[REQUIRED WORK]: Quote the whole listing exactly. Leave the pictures out of your copy.

[DATA SECTION]:
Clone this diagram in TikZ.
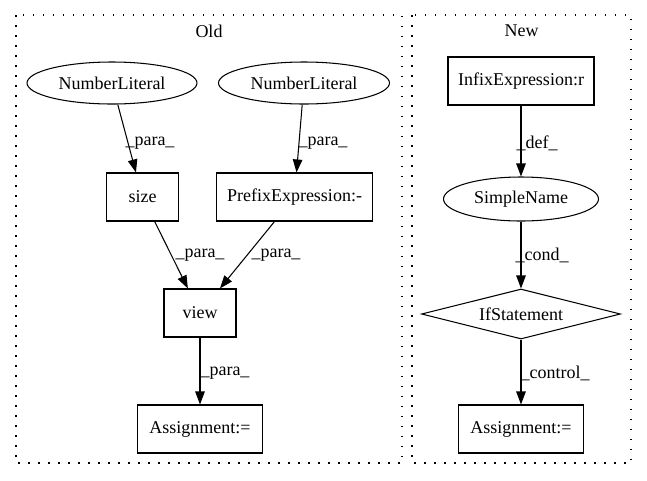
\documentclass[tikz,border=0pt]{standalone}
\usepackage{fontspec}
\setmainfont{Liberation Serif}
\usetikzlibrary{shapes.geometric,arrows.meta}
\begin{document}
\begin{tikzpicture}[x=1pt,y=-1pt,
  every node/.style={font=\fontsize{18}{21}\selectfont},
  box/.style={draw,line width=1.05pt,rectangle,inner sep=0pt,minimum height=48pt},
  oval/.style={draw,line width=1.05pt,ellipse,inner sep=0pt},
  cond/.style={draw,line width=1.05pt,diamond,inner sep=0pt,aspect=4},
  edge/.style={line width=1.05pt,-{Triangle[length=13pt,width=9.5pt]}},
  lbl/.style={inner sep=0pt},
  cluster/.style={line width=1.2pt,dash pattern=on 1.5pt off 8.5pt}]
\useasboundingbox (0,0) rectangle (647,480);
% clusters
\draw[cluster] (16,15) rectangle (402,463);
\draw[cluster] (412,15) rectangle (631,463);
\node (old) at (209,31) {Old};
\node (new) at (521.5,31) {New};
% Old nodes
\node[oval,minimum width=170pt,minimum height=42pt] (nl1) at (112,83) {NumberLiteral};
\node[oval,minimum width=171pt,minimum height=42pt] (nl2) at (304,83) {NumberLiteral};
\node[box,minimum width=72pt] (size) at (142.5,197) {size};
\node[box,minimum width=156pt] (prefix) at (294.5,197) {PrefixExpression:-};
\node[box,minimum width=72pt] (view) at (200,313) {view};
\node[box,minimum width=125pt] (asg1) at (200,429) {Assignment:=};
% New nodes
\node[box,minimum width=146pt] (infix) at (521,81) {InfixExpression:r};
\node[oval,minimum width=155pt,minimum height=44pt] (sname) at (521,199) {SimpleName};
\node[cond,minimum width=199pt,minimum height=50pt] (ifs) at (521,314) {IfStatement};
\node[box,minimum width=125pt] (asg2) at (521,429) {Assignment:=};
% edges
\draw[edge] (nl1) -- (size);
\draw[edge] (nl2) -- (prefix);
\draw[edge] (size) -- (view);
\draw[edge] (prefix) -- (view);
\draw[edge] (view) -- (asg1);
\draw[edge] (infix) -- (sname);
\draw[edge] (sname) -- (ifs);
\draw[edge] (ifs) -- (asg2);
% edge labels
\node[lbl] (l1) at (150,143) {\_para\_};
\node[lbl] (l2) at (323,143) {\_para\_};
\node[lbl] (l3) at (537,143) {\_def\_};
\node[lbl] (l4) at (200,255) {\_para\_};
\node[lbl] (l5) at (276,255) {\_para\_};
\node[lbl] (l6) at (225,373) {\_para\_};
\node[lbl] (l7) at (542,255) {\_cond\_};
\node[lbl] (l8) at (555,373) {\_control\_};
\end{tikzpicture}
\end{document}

[CORRECT ANSWER]:
Clone this diagram in TikZ.
\documentclass[tikz,border=0pt]{standalone}
\usepackage{fontspec}
\setmainfont{Liberation Serif}
\usetikzlibrary{shapes.geometric,arrows.meta}
\begin{document}
\begin{tikzpicture}[x=1pt,y=-1pt,
  every node/.style={font=\fontsize{18}{21}\selectfont},
  box/.style={draw,line width=1.05pt,rectangle,inner sep=0pt,minimum height=48pt},
  oval/.style={draw,line width=1.05pt,ellipse,inner sep=0pt},
  cond/.style={draw,line width=1.05pt,diamond,inner sep=0pt,aspect=4},
  edge/.style={line width=1.05pt,-{Triangle[length=13pt,width=9.5pt]}},
  lbl/.style={inner sep=0pt},
  cluster/.style={line width=1.2pt,dash pattern=on 1.5pt off 8.5pt}]
\useasboundingbox (0,0) rectangle (647,480);
% clusters
\draw[cluster] (16,15) rectangle (402,463);
\draw[cluster] (412,15) rectangle (631,463);
\node (old) at (209,31) {Old};
\node (new) at (521.5,31) {New};
% Old nodes
\node[oval,minimum width=170pt,minimum height=42pt] (nl1) at (112,83) {NumberLiteral};
\node[oval,minimum width=171pt,minimum height=42pt] (nl2) at (304,83) {NumberLiteral};
\node[box,minimum width=72pt] (size) at (142.5,197) {size};
\node[box,minimum width=156pt] (prefix) at (294.5,197) {PrefixExpression:-};
\node[box,minimum width=72pt] (view) at (200,313) {view};
\node[box,minimum width=125pt] (asg1) at (200,429) {Assignment:=};
% New nodes
\node[box,minimum width=146pt] (infix) at (521,81) {InfixExpression:r};
\node[oval,minimum width=155pt,minimum height=44pt] (sname) at (521,199) {SimpleName};
\node[cond,minimum width=199pt,minimum height=50pt] (ifs) at (521,314) {IfStatement};
\node[box,minimum width=125pt] (asg2) at (521,429) {Assignment:=};
% edges
\draw[edge] (nl1) -- (size);
\draw[edge] (nl2) -- (prefix);
\draw[edge] (size) -- (view);
\draw[edge] (prefix) -- (view);
\draw[edge] (view) -- (asg1);
\draw[edge] (infix) -- (sname);
\draw[edge] (sname) -- (ifs);
\draw[edge] (ifs) -- (asg2);
% edge labels
\node[lbl] (l1) at (150,143) {\_para\_};
\node[lbl] (l2) at (323,143) {\_para\_};
\node[lbl] (l3) at (537,143) {\_def\_};
\node[lbl] (l4) at (200,255) {\_para\_};
\node[lbl] (l5) at (276,255) {\_para\_};
\node[lbl] (l6) at (225,373) {\_para\_};
\node[lbl] (l7) at (542,255) {\_cond\_};
\node[lbl] (l8) at (555,373) {\_control\_};
\end{tikzpicture}
\end{document}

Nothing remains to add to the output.